Таким образом, изображение подчиняется одновременно двум различным требованиям — сохранению плоскостности и созданию пространственной ориентации. Плоскостность — одно из качественных определений стиля «буряад зураг», тесно связанное с декоративностью и условностью, диктуемыми стилем. Пространство же в данном случае возникает не как условие существования реальных предметов, понимаемых как объемы, а сами предметы «выдают» пространство, точнее, поле оппозиций: алтарю в почетной части противостоит маслобойка в хозяйственной, место для гостей в мужской половине — предметам в женской. Направления сторон света совпадают с диагоналями: север-юг — диагональ, соединяющая левый верхний угол и правый нижний, запад-восток — диагональ, соединяющая левый нижний угол и правый верхний. Центральная ось совпадает с промежуточным направлением юго- запад — северо-восток. Четыре основных направления по сторонам света и четыре промежуточных, по бурятским представлениям, имеют своих хранителей, а число 8 — сакральное значение[98]. Котел — тогон с молоком в центре композиции выступает аналогом мирового древа, подобную функцию выполняет и сам огонь вообще, и очаг в частности. В результате мотив вертикальной оси множится, становясь явным в вибрирующих клубах дыма, поднимающихся к дымовому отверстию — аналогу мирового древа, не изображенному здесь. Но акцент перенесен на горизонтальную, социальную стратификацию, воплощенную в пространственной структуре юрты.
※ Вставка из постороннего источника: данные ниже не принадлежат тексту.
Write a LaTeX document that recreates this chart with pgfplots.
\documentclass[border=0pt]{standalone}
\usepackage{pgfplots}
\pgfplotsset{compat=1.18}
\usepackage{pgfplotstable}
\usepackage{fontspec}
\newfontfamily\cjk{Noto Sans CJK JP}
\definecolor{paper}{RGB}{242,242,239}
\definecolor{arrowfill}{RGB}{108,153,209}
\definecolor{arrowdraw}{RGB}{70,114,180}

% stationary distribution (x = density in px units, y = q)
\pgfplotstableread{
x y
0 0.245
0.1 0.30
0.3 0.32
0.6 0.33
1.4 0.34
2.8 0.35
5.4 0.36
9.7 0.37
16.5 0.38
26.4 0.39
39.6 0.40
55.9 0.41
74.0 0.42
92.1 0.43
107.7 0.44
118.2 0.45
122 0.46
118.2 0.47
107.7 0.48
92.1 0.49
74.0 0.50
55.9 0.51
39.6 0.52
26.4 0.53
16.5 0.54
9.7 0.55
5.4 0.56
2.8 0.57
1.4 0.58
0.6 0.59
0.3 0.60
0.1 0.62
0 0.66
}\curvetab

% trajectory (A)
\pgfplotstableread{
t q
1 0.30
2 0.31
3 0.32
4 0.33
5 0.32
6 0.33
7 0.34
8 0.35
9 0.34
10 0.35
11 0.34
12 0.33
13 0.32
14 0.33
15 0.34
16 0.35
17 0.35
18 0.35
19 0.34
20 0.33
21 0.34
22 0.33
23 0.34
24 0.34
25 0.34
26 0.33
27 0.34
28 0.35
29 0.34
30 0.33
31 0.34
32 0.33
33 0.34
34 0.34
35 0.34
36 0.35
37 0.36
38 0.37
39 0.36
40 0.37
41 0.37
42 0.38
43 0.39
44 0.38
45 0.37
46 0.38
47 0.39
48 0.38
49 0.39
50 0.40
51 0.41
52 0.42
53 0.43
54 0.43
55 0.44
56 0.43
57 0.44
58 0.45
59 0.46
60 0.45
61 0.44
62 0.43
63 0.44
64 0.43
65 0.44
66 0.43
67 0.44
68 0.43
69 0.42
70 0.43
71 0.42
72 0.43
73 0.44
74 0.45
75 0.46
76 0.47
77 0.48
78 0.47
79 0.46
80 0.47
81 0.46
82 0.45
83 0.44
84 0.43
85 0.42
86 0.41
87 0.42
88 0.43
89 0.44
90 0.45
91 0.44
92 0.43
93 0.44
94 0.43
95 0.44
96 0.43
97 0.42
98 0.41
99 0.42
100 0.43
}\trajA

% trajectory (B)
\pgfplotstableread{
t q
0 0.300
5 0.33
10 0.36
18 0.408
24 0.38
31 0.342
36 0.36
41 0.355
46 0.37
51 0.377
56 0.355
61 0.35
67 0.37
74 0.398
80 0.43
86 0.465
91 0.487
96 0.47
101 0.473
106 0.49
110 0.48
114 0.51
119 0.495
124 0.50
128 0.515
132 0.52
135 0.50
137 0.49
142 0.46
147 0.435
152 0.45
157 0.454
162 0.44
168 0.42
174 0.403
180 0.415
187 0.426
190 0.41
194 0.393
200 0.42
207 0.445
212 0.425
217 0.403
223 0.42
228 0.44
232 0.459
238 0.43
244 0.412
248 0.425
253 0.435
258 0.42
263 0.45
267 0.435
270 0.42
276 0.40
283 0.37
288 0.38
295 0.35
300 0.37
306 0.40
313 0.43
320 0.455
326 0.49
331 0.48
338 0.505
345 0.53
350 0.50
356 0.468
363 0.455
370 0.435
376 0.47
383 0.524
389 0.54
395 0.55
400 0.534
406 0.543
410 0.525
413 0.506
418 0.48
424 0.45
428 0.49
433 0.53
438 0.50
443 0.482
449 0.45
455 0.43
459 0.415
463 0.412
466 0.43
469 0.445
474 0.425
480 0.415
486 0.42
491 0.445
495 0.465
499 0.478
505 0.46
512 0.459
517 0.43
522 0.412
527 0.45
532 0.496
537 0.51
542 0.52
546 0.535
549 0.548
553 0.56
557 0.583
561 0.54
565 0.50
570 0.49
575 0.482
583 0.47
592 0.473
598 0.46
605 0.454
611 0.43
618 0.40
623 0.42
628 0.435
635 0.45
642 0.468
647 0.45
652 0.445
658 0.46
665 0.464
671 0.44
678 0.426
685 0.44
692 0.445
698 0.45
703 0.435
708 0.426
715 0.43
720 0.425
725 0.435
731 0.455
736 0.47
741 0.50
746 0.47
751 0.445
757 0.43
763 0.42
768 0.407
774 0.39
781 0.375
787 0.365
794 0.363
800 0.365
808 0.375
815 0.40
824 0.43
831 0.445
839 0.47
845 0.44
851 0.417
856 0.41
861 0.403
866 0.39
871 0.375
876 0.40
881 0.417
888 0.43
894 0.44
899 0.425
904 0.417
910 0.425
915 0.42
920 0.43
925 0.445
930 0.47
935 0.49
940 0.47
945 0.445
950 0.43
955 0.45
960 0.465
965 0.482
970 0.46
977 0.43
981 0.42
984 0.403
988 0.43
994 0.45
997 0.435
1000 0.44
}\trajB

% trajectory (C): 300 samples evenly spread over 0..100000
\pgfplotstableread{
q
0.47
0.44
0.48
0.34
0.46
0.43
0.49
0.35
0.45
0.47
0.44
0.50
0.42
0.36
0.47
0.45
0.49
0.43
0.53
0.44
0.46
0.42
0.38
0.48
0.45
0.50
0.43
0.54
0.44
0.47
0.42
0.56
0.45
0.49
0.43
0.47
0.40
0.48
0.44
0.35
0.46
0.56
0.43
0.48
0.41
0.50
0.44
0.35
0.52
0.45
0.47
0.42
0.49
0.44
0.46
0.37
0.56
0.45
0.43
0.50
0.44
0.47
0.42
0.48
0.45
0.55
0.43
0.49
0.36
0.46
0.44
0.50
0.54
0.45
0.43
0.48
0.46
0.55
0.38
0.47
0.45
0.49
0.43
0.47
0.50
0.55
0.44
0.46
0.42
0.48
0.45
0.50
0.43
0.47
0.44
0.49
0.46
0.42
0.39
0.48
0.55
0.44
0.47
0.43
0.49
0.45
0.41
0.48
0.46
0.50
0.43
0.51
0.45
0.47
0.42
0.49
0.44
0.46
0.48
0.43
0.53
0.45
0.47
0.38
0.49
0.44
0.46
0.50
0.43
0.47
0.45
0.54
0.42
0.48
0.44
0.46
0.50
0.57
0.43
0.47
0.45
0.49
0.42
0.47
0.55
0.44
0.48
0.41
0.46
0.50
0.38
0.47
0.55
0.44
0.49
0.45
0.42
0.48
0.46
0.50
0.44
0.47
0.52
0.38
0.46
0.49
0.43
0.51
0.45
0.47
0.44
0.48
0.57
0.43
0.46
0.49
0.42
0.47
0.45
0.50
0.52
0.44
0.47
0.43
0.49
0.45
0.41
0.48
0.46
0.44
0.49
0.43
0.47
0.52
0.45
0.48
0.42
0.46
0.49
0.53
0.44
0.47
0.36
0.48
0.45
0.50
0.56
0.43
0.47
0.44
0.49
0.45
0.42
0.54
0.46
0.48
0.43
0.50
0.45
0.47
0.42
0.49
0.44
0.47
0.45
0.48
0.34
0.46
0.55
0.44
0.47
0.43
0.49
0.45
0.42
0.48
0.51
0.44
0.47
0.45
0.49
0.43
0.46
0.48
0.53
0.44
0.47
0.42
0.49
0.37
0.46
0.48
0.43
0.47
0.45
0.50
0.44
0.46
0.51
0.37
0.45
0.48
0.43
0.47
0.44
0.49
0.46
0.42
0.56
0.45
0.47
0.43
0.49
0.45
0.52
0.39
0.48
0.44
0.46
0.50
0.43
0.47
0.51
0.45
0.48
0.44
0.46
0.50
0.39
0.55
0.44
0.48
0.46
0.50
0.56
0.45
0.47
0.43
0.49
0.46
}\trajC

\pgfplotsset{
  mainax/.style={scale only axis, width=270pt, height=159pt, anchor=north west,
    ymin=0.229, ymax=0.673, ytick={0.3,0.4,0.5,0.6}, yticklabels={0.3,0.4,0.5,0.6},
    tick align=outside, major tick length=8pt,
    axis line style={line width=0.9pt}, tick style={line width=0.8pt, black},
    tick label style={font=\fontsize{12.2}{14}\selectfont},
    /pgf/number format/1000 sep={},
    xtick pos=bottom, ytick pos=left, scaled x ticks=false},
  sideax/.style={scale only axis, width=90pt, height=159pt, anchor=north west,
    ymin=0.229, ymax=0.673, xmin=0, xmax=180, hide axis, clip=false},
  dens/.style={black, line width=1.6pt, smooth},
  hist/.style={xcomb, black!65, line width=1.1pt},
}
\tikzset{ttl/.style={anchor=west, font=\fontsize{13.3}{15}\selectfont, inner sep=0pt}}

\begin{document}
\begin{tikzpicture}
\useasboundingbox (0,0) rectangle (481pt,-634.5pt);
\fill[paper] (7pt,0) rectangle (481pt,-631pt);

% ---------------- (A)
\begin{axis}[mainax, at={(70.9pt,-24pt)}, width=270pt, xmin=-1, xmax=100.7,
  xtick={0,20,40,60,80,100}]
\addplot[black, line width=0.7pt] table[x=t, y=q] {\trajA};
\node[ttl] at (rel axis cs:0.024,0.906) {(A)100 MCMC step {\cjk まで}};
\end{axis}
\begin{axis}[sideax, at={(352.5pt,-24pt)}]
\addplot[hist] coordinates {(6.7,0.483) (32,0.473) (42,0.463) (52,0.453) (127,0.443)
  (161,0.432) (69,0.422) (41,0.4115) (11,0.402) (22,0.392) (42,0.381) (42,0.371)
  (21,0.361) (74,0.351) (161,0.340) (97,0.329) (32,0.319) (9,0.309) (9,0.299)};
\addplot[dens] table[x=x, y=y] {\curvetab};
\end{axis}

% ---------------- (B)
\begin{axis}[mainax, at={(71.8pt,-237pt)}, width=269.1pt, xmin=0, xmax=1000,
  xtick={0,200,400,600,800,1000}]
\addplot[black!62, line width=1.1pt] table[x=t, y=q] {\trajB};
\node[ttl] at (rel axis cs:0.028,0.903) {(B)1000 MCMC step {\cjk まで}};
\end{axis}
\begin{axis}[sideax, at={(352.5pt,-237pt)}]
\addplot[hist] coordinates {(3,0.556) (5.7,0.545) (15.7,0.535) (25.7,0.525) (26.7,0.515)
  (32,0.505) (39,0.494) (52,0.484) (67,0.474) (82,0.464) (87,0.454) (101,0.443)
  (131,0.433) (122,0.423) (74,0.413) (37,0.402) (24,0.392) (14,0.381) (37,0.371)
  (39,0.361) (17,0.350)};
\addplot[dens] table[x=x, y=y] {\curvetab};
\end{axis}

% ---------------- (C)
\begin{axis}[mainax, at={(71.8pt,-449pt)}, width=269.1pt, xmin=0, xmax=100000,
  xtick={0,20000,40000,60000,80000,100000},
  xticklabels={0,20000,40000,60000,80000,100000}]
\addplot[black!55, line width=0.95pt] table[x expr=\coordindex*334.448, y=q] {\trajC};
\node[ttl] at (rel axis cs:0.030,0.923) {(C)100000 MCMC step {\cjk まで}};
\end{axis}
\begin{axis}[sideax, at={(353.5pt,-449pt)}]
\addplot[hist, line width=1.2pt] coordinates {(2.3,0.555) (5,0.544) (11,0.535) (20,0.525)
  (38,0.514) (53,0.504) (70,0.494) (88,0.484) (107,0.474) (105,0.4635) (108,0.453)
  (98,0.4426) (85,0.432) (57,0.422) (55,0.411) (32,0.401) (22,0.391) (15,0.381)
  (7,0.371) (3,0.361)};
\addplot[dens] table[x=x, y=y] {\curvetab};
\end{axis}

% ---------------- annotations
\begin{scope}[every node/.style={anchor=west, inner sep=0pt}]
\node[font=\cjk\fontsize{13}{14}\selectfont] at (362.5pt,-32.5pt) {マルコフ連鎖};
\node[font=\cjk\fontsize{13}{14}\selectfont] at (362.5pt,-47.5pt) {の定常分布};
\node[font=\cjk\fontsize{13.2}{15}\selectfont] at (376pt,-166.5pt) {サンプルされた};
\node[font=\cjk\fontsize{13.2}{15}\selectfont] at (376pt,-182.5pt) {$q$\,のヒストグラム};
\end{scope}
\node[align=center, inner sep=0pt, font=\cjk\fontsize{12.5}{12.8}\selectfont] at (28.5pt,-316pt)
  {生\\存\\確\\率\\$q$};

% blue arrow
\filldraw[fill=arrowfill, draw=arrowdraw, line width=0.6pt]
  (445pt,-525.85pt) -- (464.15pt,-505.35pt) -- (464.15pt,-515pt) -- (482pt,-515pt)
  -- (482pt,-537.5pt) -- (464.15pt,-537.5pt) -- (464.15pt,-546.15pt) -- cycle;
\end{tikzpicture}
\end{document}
Если произведение Л. Д. Доржиева имеет характер дидактической реконструкции, то картина Ж. Ц. Раднаева (1958 г. р.) «У нас праздник» (1991) воспроизводит современное бытование традиционных представлений. Действие происходит в летнике (летнем доме на гурте), хозяйственной постройке, сохранившейся во многих бурятских дворах (в отличие от юрты). Дом как бы разрезан вдоль оси север-юг, изображены спилы балок перекрытия. В центре картины — центр помещения, отмеченный низкой печью, у левого края — спил северной стены, у правого — открытый вход. На прежних местах расположены современные предметы — вместо расписных деревянных сундуков — кованый, железные кровати вместо деревянных, стол с тумбой. Вместо очага — низкая печь с железной трубой. Возле нее склонилась над кастрюлей бабушка — достает позы. На плите — чайник и сухие лепешки — халашки. Рядом — маленькая девочка. На первом плане справа, спиной к зрителю за высоким столом на табурете сидит дедушка. Единственный персонаж, обращенный лицом к зрителю — мальчик, изображенный на дальнем плане, вблизи геометрического центра картины. От него исходит настроение праздника: в радостном возбуждении он прыгает на кровати, высоко подняв руки.